Oscar Levant used to say about Leonard Bernstein that “…he used music as an accompaniment to his conducting…”, but there was no denying the sheer force of personality of this unique streaking comet across the night sky of classical music. Love him or hate him, no fan could dismiss him as he vaulted the Philharmonic into the forefront of the new medium of television. Bernstein almost singlehandedly brought about the resurgence in popularity of the works of Mahler, who himself had only programmed one performance each of his first two symphonies while he had been music director at Carnegie Hall. And the emergence of an American as a worthy member of the pantheon of the immortals was totally the brainchild of Bernstein. Virtually no one before the 1950’s had ever even heard the music of Charles Ives, let alone recognized its greatness.

Now, 160 years after its creation, the Phil is ready to party. New music director Lorin Maazel led a one night event featuring much of the music from that maiden voyage. Concerts were much longer in those days and so maestro jettisoned the Rossini duets and Kalliwoda piece which filled out the inaugural program, but preserved the spirit of the evening by including arias by Beethoven and Weber and, of course, the signature C Minor. Mercifully, the powers that be kept the speeches to a minimum.

The performance itself was a rather mixed affair. Normally reliable soprano Deborah Voigt, after a strong ”Ozean, du Ungeheuer!”, had major pitch fluctuation problems in the aria from Fidelio, perhaps affected by similar meanderings in the ensemble’s brass section. Her ”Ah! perfido”, a piece not performed on that original evening, was more assured but oddly flaccid. The orchestra was somewhat unfocused in the two overtures and, I am sad to report, the violas were once again banished to their auditory isolation at the front. A creditable but prosaic Beethoven 5 rounded out the program.

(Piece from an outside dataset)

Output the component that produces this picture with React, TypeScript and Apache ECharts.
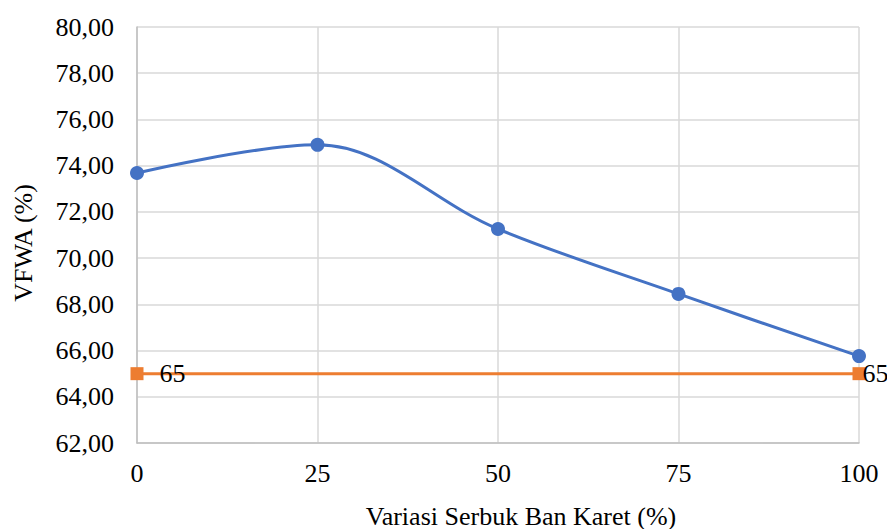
import React, { useEffect, useRef } from "react";
import * as echarts from "echarts";

const xValues = [0, 25, 50, 75, 100];
const vfwa = [73.68, 74.9, 71.26, 68.45, 65.76];
const standard = [65, 65, 65, 65, 65];

const FONT = "Times New Roman, Liberation Serif, serif";

export default function App() {
  const ref = useRef<HTMLDivElement>(null);
  useEffect(() => {
    if (!ref.current) return;
    const chart = echarts.init(ref.current, undefined, { renderer: "svg" });
    const lastIdx = standard.length - 1;
    chart.setOption({
      animation: false,
      backgroundColor: "#ffffff",
      textStyle: { fontFamily: FONT },
      grid: {
        left: 137,
        top: 27,
        width: 722,
        height: 416,
        containLabel: false,
        outerBoundsMode: "none",
      },
      xAxis: {
        type: "value",
        min: 0,
        max: 100,
        interval: 25,
        name: "Variasi Serbuk Ban Karet (%)",
        nameLocation: "middle",
        nameGap: 60,
        nameTextStyle: {
          fontFamily: FONT,
          fontSize: 26,
          color: "#000",
          padding: [0, 0, 0, 46],
        },
        axisLine: { show: true, lineStyle: { color: "#bfbfbf", width: 1.5 } },
        axisTick: { show: false },
        axisLabel: {
          fontFamily: FONT,
          fontSize: 26,
          color: "#000",
          margin: 17,
        },
        splitLine: { show: true, lineStyle: { color: "#d9d9d9", width: 1.5 } },
      },
      yAxis: {
        type: "value",
        min: 62,
        max: 80,
        interval: 2,
        name: "VFWA (%)",
        nameLocation: "middle",
        nameGap: 101,
        nameRotate: 90,
        nameTextStyle: {
          fontFamily: FONT,
          fontSize: 26,
          color: "#000",
          padding: [0, 16, 0, 0],
        },
        axisLine: { show: true, lineStyle: { color: "#bfbfbf", width: 1.5 } },
        axisTick: { show: false },
        axisLabel: {
          fontFamily: FONT,
          fontSize: 26,
          color: "#000",
          margin: 23,
          formatter: (v: number) => v.toFixed(2).replace(".", ","),
        },
        splitLine: { show: true, lineStyle: { color: "#d9d9d9", width: 1.5 } },
      },
      series: [
        {
          type: "line",
          data: xValues.map((x, i) => [x, vfwa[i]]),
          smooth: 0.35,
          symbol: "circle",
          symbolSize: 14,
          itemStyle: { color: "#4472C4" },
          lineStyle: { color: "#4472C4", width: 3 },
          z: 3,
        },
        {
          type: "line",
          data: xValues.map((x, i) => {
            const d: any = { value: [x, standard[i]] };
            if (i === 0) {
              d.label = { show: true, position: "right", distance: 16 };
            } else if (i === lastIdx) {
              d.label = { show: true, position: "right", distance: -3 };
            } else {
              d.symbol = "none";
            }
            return d;
          }),
          symbol: "rect",
          symbolSize: 13,
          showSymbol: true,
          itemStyle: { color: "#ED7D31" },
          lineStyle: { color: "#ED7D31", width: 3 },
          label: {
            show: false,
            fontFamily: FONT,
            fontSize: 26,
            color: "#000",
            formatter: (p: any) => String(p.value[1]),
          },
          z: 2,
        },
      ],
    });
    return () => chart.dispose();
  }, []);
  return (
    <div
      ref={ref}
      style={{ position: "fixed", left: 0, top: 0, width: 887, height: 529 }}
    />
  );
}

The presence of Mr. Hill’s great-grandson in the audience prompted me to ruminate on the differences between the musical environments separated by so long a time. When U.C. founded the group, America was just beginning to appreciate serious art music and was hungry for all sorts of growth and propagation. Today, classical music is, at best, a vestigial organ on the body politic and losing ground annually. Major changes in attitudes, education and refreshment must occur to keep this hothouse flower from dying on the vine. Otherwise, there will be little to celebrate 160 years from now.